While the track was markedly different from her rock set, she decided to mix it in at a live show. Afterwards, a man approached her. "He said, 'Would you like to do a music video for free?'" she recalls.

It wasn't a scam; he liked the track and was looking for experience behind the camera. To prepare for the video, Riley set out looking for traditional swing dancers to star in it. She had no luck at the time, but long after the project wrapped, she received a reply from someone who told her about a swing dance night at a venue on Commercial Drive.

"I went to check it out anyway," she recalls. "It was like walking into the 1940s. People knew all these moves I didn't and I started taking lessons."

Initially, she resisted focusing on a new genre, but her music career began to unfold so organically, it was hard to ignore.

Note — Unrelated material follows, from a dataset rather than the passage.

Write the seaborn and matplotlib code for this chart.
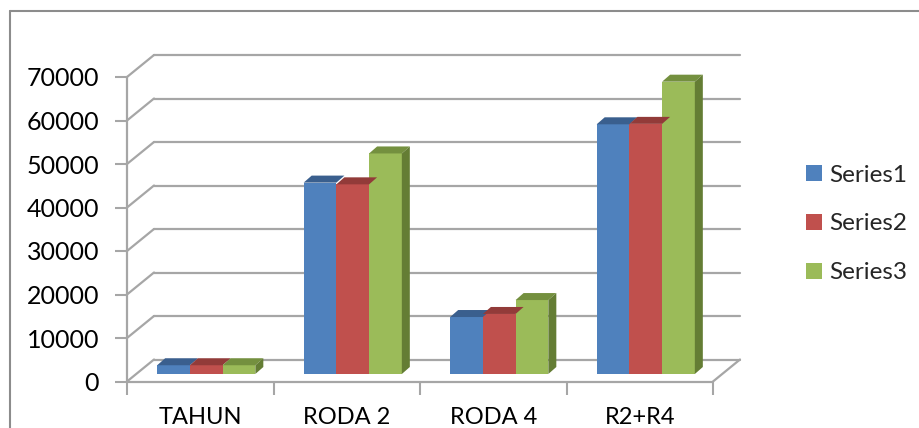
import numpy as np
import pandas as pd
import matplotlib
matplotlib.use('Agg')
import matplotlib.pyplot as plt
from matplotlib.patches import Polygon
from matplotlib.lines import Line2D
from matplotlib.transforms import ScaledTranslation
import seaborn as sns

# data
kategori = ['TAHUN', 'RODA 2', 'RODA 4', 'R2+R4']
series1 = [2011, 44000, 13100, 57400]
series2 = [2012, 43600, 13800, 57500]
series3 = [2013, 50700, 17000, 67200]
nama_series = ['Series1', 'Series2', 'Series3']
y_ticks = [0, 10000, 20000, 30000, 40000, 50000, 60000, 70000]

warna = ['#4F81BD', '#C0504D', '#9BBB59']
warna_atas = ['#3A5F8E', '#923B39', '#74903F']
warna_samping = ['#36577F', '#7F2F2D', '#647D34']
abu = '#a6a6a6'

df = pd.DataFrame({
    'kategori': kategori * 3,
    'nilai': series1 + series2 + series3,
    'series': np.repeat(nama_series, len(kategori)),
})

sns.set_style('white')
plt.rcParams['font.family'] = ['Lato', 'DejaVu Sans']

W, H = 919, 428
fig = plt.figure(figsize=(W / 100, H / 100), dpi=100)
# sumbu depan: x 127..713 px, y 0 -> 381.5 px, 70000 -> 77 px (dari atas)
ax = fig.add_axes([127 / W, (H - 381.5) / H, (713 - 127) / W, (381.5 - 77) / H])

sns.barplot(data=df, x='kategori', y='nilai', hue='series', palette=warna,
            saturation=1, width=0.67, gap=0, ax=ax, zorder=3,
            linewidth=0, edgecolor='none')

ax.set_xlim(-0.5, 3.5)
ax.set_ylim(0, 70000)
ax.set_xlabel('')
ax.set_ylabel('')
for s in ax.spines.values():
    s.set_visible(False)

# ukuran piksel -> satuan data
px_x = ax.transData.transform((1, 0))[0] - ax.transData.transform((0, 0))[0]
px_y = ax.transData.transform((0, 1000))[1] - ax.transData.transform((0, 0))[1]
px_y = px_y / 1000

# dinding belakang & garis grid (efek 3D)
wx, wy = 27 / px_x, 22 / px_y
for v in y_ticks:
    ax.plot([-0.5, -0.5 + wx], [v, v + wy], color=abu, lw=1.6, clip_on=False, zorder=1)
    ax.plot([-0.5 + wx, 3.5 + wx], [v + wy, v + wy], color=abu, lw=1.6, clip_on=False, zorder=1)
ax.plot([3.5, 3.5 + wx], [0, wy], color=abu, lw=1.6, clip_on=False, zorder=1)
ax.plot([-0.5, 3.5], [0, 0], color=abu, lw=1.6, clip_on=False, zorder=2)
ax.plot([-0.5, -0.5], [0, 70000], color=abu, lw=1.6, clip_on=False, zorder=2)

# geser batang ke tengah kedalaman + tambah sisi atas & samping
sx, sy = 6 / px_x, 7.5 / px_y
dx, dy = 8 / px_x, 7 / px_y
geser = ScaledTranslation(6 / 100, 7.5 / 100, fig.dpi_scale_trans)
for i, cont in enumerate(ax.containers):
    for bar in cont:
        bar.set_transform(ax.transData + geser)
        bar.set_clip_on(False)
        x0, w, h = bar.get_x() + sx, bar.get_width(), bar.get_height() + sy
        atas = Polygon([(x0, h), (x0 + w, h), (x0 + w + dx, h + dy), (x0 + dx, h + dy)],
                       closed=True, facecolor=warna_atas[i], edgecolor='none',
                       clip_on=False, zorder=4)
        ax.add_patch(atas)
        if i == len(ax.containers) - 1:
            samping = Polygon([(x0 + w, sy), (x0 + w + dx, sy + dy),
                               (x0 + w + dx, h + dy), (x0 + w, h)],
                              closed=True, facecolor=warna_samping[i], edgecolor='none',
                              clip_on=False, zorder=4)
            ax.add_patch(samping)

# tick
ax.set_yticks(y_ticks)
ax.set_yticklabels([str(v) for v in y_ticks])
ax.tick_params(axis='y', left=True, length=9, width=1.5, color=abu, pad=11,
               labelsize=18, labelcolor='black')
ax.set_xticks(range(len(kategori)))
ax.set_xticklabels(kategori)
ax.set_xticks([-0.5, 0.5, 1.5, 2.5, 3.5], minor=True)
ax.tick_params(axis='x', which='major', length=0, pad=18, labelsize=17, labelcolor='black')
ax.tick_params(axis='x', which='minor', bottom=True, length=9, width=1.5, color=abu)

sns.move_legend(ax, 'center left', bbox_to_anchor=(806 / W, 1 - 224 / H),
                bbox_transform=fig.transFigure, frameon=False, title=None,
                fontsize=17.5, handlelength=0.65, handleheight=0.65,
                handletextpad=0.3, labelspacing=1.15, borderpad=0, borderaxespad=0)

# bingkai luar
fig.add_artist(Line2D([10 / W, 1], [1 - 11 / H, 1 - 11 / H], transform=fig.transFigure,
                      color='#8c8c8c', lw=1.5))
fig.add_artist(Line2D([10 / W, 10 / W], [0, 1 - 11 / H], transform=fig.transFigure,
                      color='#8c8c8c', lw=1.5))

fig.savefig('out.png', dpi=100)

She met singer and trumpet player Bonnie Northgraves who, in turn, introduced her to many of the talented musicians in Vancouver's jazz scene. Together, they formed T Riley and the Bourbon Rebels.

"I usually play with the same five or six people, but I like having guest players so it can be a little bit of a different experience," Riley says. "It's always fresh and fun and exciting. You know it's going to be good because they're such good players."

While she also kept playing her solo rock material, she continued to get more gig requests for her jazz music. That recently culminated in a slot kicking off the Arts Whistler Live! series at the Maury Young Arts Centre next week, as well as a gig at a festival in Cork, Ireland in October.

"This is just supposed to be a fun band and now we're getting hired to go to Ireland and getting all the gigs. I thought, 'We better have an album and a name,'" she laughs.

To that end, T Riley and the Bourbon Rebels will be releasing their debut album in October, ahead of the festival. The record won't be ready in time for Whistler, but that won't stop the dancing.

Riley will be hosting a swing dance lesson ahead of the show. "I love to teach dancing," she says. "I just taught 100 people at the Fort Langley Jazz Festival ... People say, 'I'd love to try that,' but they're too afraid. If you're going to a show anyway, you might as well take the dance lessons. It's a good icebreaker; we make people switch partners every so often and by the end of the lesson, the energy is so good."

See for yourself on Friday, Sept. 13. The swing dance workshop takes place at 7 p.m., with the show following at 8 p.m.

Tickets are $15 in advance or $20 the day of the show. (The show is 19-plus with a bar.) Get them at showpass.com/t-riley.